Desde o começo da pandemia, cientistas e profissionais de saúde são claros sobre o menor risco de transmissão da covid-19 em ambientes abertos. A Universidade da Califórnia, nos Estados Unidos, publicou um estudo no Jornal de Doenças Infecciosas, da Universidade de Oxford, mostrando que a transmissão em lugares ao ar livre era até 20 vezes menos provável, se comparado com locais fechados. Porém, o surgimento da variante Delta parece ter mexido com essa evidência.
“Temos documentados, de uma maneira consistente, que a transmissão acontece ao ar livre, por meio de pessoas muito próximas e por um tempo mais longo juntas, como um show ou uma festa de casamento. Um tempo mais longo junto de pessoas que estão fora do seu núcleo familiar, a doença já se espalha”, explica a infectologista Raquel Stucchi, professora da Faculdade de Ciências Médicas da Unicamp (Universidade Estadual de Campinas).
A cepa que apareceu na Índia tem uma capacidade de contágio maior do que a Alfa (surgida no Reino Unido), Beta (África do Sul), Gama (Brasil) e que o SARS-CoV-2 original. De acordo com o CDC (Centro de Controle e Prevenção de Doenças) do governo dos Estados Unidos, a Delta tem transmissão igual à catapora.
Raquel alerta que não é necessário estar em lugares abertos com multidão para ser infectado com a variante. “Não é necessário estar em ambiente com muitas pessoas. O primeiro relato que temos é de uma festa de casamento nos Estados Unidos. Dois casais que não se conheciam se sentaram na mesma mesa. Os convidados tinham resultado do PCR negativo. Mas, uma das pessoas dos casais começou a ter sintomas 24 horas após o casamento. Era um paciente que ainda não tinha apresentado sintomas, mas estava com covid e era a Delta. O outro casal que compartilhou a mesma mesa acabou adoecendo também”, conta a infectologista.

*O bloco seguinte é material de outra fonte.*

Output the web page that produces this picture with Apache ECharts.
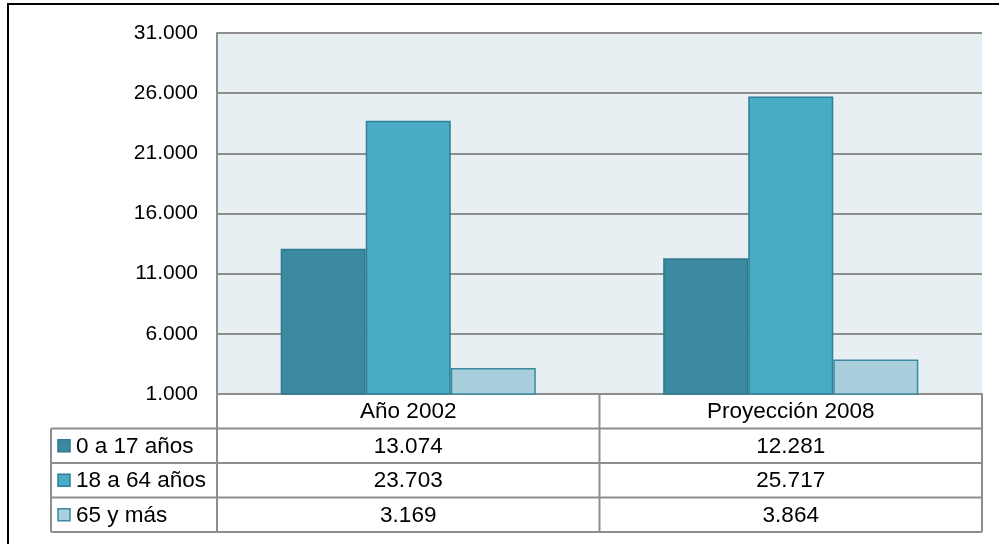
<!DOCTYPE html>
<html>
<head>
<meta charset="utf-8">
<script src="https://cdn.jsdelivr.net/npm/echarts@6/dist/echarts.min.js"></script>
<style>
html,body{margin:0;padding:0;background:#fff;}
#c{width:999px;height:544px;}
</style>
</head>
<body>
<div id="c"></div>
<script>
var categories = ['Año 2002', 'Proyección 2008'];
var seriesNames = ['0 a 17 años', '18 a 64 años', '65 y más'];
var values0to17 = [13074, 12281];
var values18to64 = [23703, 25717];
var values65plus = [3169, 3864];
var yTicks = [1000, 6000, 11000, 16000, 21000, 26000, 31000];

var seriesValues = [values0to17, values18to64, values65plus];
var fills = ['#3B8AA0', '#4AABC6', '#A9CFDD'];
var borders = ['#2E7A8F', '#2F7F96', '#3A8AA0'];
var gridCol = '#8E8E8E';
var FONT = 'Liberation Sans, Arial, sans-serif';
var FS = 21;
var FT = 22.5;

function fmt(v) {
  return String(v).replace(/\B(?=(\d{3})+(?!\d))/g, '.');
}

var G = {left: 217, top: 33, right: 982, bottom: 394};
var W = 999, H = 544;
var rowH = 34.5;
var tableLeft = 51;

var chart = echarts.init(document.getElementById('c'), null, {renderer: 'canvas'});

var series = seriesNames.map(function (n, i) {
  return {
    name: n,
    type: 'bar',
    data: seriesValues[i],
    barGap: '0%',
    barCategoryGap: '33.3%',
    clip: true,
    itemStyle: {color: fills[i], borderColor: borders[i], borderWidth: 1.5},
    emphasis: {disabled: true},
    silent: true
  };
});

var graphics = [];
graphics.push({type: 'rect', shape: {x: 8, y: 4, width: 1010, height: 560},
  style: {fill: null, stroke: '#000', lineWidth: 2}, z: 100});

var tableBottom = G.bottom + rowH * (seriesNames.length + 1);
var colW = (G.right - G.left) / categories.length;
var lineStyle = {stroke: gridCol, lineWidth: 2};
for (var r = 1; r <= seriesNames.length + 1; r++) {
  var y = G.bottom + rowH * r;
  graphics.push({type: 'line', shape: {x1: tableLeft, y1: y, x2: G.right, y2: y}, style: lineStyle, z: 50});
}
graphics.push({type: 'line', shape: {x1: tableLeft, y1: G.bottom + rowH, x2: tableLeft, y2: tableBottom}, style: lineStyle, z: 50});
for (var c = 0; c <= categories.length; c++) {
  var x = G.left + colW * c;
  graphics.push({type: 'line', shape: {x1: x, y1: G.bottom, x2: x, y2: tableBottom}, style: lineStyle, z: 50});
}
seriesNames.forEach(function (n, i) {
  var cy = G.bottom + rowH * (i + 1) + rowH / 2;
  graphics.push({type: 'rect', shape: {x: 58, y: cy - 6, width: 12, height: 12},
    style: {fill: fills[i], stroke: borders[i], lineWidth: 1.5}, z: 60});
  graphics.push({type: 'text', x: 76, y: cy + 1,
    style: {text: n, font: FT + 'px ' + FONT, fill: '#000', align: 'left', verticalAlign: 'middle'}, z: 60});
  seriesValues[i].forEach(function (v, j) {
    graphics.push({type: 'text', x: G.left + colW * (j + 0.5), y: cy + 1,
      style: {text: fmt(v), font: FT + 'px ' + FONT, fill: '#000', align: 'center', verticalAlign: 'middle'}, z: 60});
  });
});

chart.setOption({
  animation: false,
  backgroundColor: '#fff',
  grid: {left: G.left, top: G.top, right: W - G.right, bottom: H - G.bottom,
    show: true, backgroundColor: '#E8EFF3', borderWidth: 0, containLabel: false},
  xAxis: {
    type: 'category',
    data: categories,
    axisLine: {show: true, lineStyle: {color: gridCol, width: 2}},
    axisTick: {show: false},
    axisLabel: {fontFamily: FONT, fontSize: FT, color: '#000', margin: 6},
    splitLine: {show: false}
  },
  yAxis: {
    type: 'value',
    min: yTicks[0],
    max: yTicks[yTicks.length - 1],
    interval: yTicks[1] - yTicks[0],
    axisLine: {show: true, lineStyle: {color: gridCol, width: 2}},
    axisTick: {show: false},
    axisLabel: {fontFamily: FONT, fontSize: FS, color: '#000', margin: 19,
      formatter: function (v) { return fmt(v); }},
    splitLine: {show: true, lineStyle: {color: gridCol, width: 2}}
  },
  series: series,
  graphic: graphics
});
</script>
</body>
</html>
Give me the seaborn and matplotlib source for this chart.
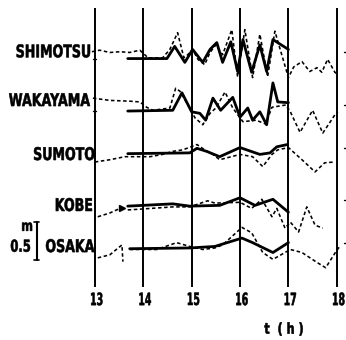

Que ainda acrescenta: “Os assintomáticos, os vacinados ou não-vacinados transmitem a Delta do mesmo jeito. Ela tem uma taxa de transmissibilidade muito grande.”
O Ministério da Saúde registrou oficialmente 702 casos, em 14 estados e no Distrito Federal, sendo que esses números podem estar subnotificados diante da baixa porcentagem de sequenciamento genético feito no país.
A volta das atividades normais no Brasil, associada às 7 milhões de pessoas que não retornaram para a segunda dose, segundo informações do ministro da Saúde Marcelo Queiroga, e pouco menos de 23% da população vacinada facilita ainda mais a disseminação da Delta por aqui.
“Já temos bem documentado que a eficácia da vacina contra a Delta, mesmo entre os imunizantes mais eficazes, com uma dose só é muito ruim. Já a eficácia com duas doses, 14 dias após a segunda aplicação, se aproxima à resposta encontrada contra as outras variantes”, salienta Raquel.
Diante da vulnerabilidade que a população brasileira está em relação à nova variante, o uso de máscara é ainda mais essencial. A médica sugere que seja usada a proteção mais eficiente, como a N95 e a PFF2.
“Muitas vezes, a exposição não é por lazer, é trabalho e, principalmente para quem mora nas grandes cidades, os prédios não têm janelas. Não dá para falarmos em abrir janelas para ventilar. Não tem janela para abrir, eles foram construídos para o uso de ar condicionado. A pessoa fica oito horas convivendo com outros que terão de falar, conversar. Então, é necessário uso de equipamento que apresentem maior poder de filtração. Isso nos ambientes fechados. O que vale também para bares e restaurantes. A ideia é só tirar a máscara na hora que for colocar alguma coisa na boca”, aconselha a médica da Unicamp.
A reabertura e a volta de eventos com público em várias cidades são a realidade do país. O cuidado deve ser constante. “Talvez em lugares abertos é possível usar a máscara cirúrgica. Se voltarmos a ter show, por exemplo, com muita gente, o ideal é que use máscara com maior poder de filtração também. Não tire durante o show, canta com máscara e faz tudo de máscara”, orienta Rachel.